As many of you know, it is impossible that she could have been an English Abbess in 1616 as cloistered communities had been abolished as a result of the Reformation.  I have to assume that, in order to pursue her religious vocation, she must have travelled to the continent – probably either France or Spain though this is pure supposition.

The family retained a strong association with the Catholic faith following the reformation.  William Davenport IV was mentioned in the 1580 State Papers for ‘popery’ and in 1584, his widow Margaret was investigated for recusancy.[1]  One of William and Margaret’s sons went on to become a Catholic Priest.[2]  Indeed, the date of the painting suggests that the Lady Abbess could also have been a child of William and Margaret if she was a member of the immediate family.

Despite their confessional tendencies, the Davenport family at this time were immensely rich and powerful.  William and Margaret’s eldest son (also William) was knighted by James I in the first few weeks of his reign and served as the High Sheriff of Cheshire.  Along with his wife, Dorothy, they threw great parties at Bramall Hall to entertain their similarly rich and powerful friends.

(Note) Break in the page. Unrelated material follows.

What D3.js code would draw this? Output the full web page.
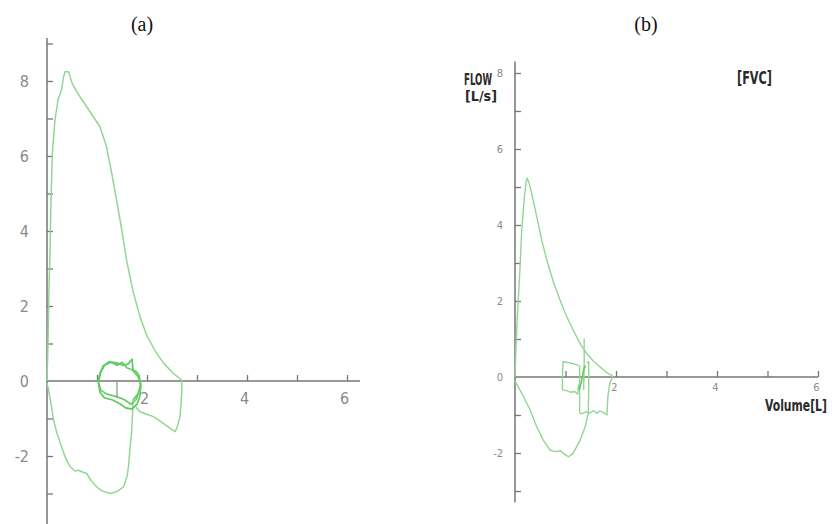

I did wonder if the Lady Abbess might, in fact, be a Vowess.  Those of you that went to the Social History Society Conference in Portsmouth this year may have heard Laura Wood speak about these wealthy women who managed to both avoid marriage and retain their family lands by taking on a liminal social role. They would take vows of chastity and could live in cloisters, but they did not give up their worldly possessions to the Church, essentially protecting the family lands. Unfortunately, Laura thinks that my Lady Abbess is too late to be a vowess, as the last vow she has researched took place in 1536.

So, I am stumped.  And annoyed.  I want to know who she is!  Can you help?  Have you seen or heard of anything similar? Does the symbol in the top right of the painting look familiar?  Do you recognise her habit?  Any and all suggestions are welcome (full credit will, of course, be given!).

[1] Reginald Dean, The Davenport Heraldic Tapestry at Bramall Hall, (1955).

[2] Barbara Dean, The Story of an Elizabethan Manor House, (Stockport: 1999).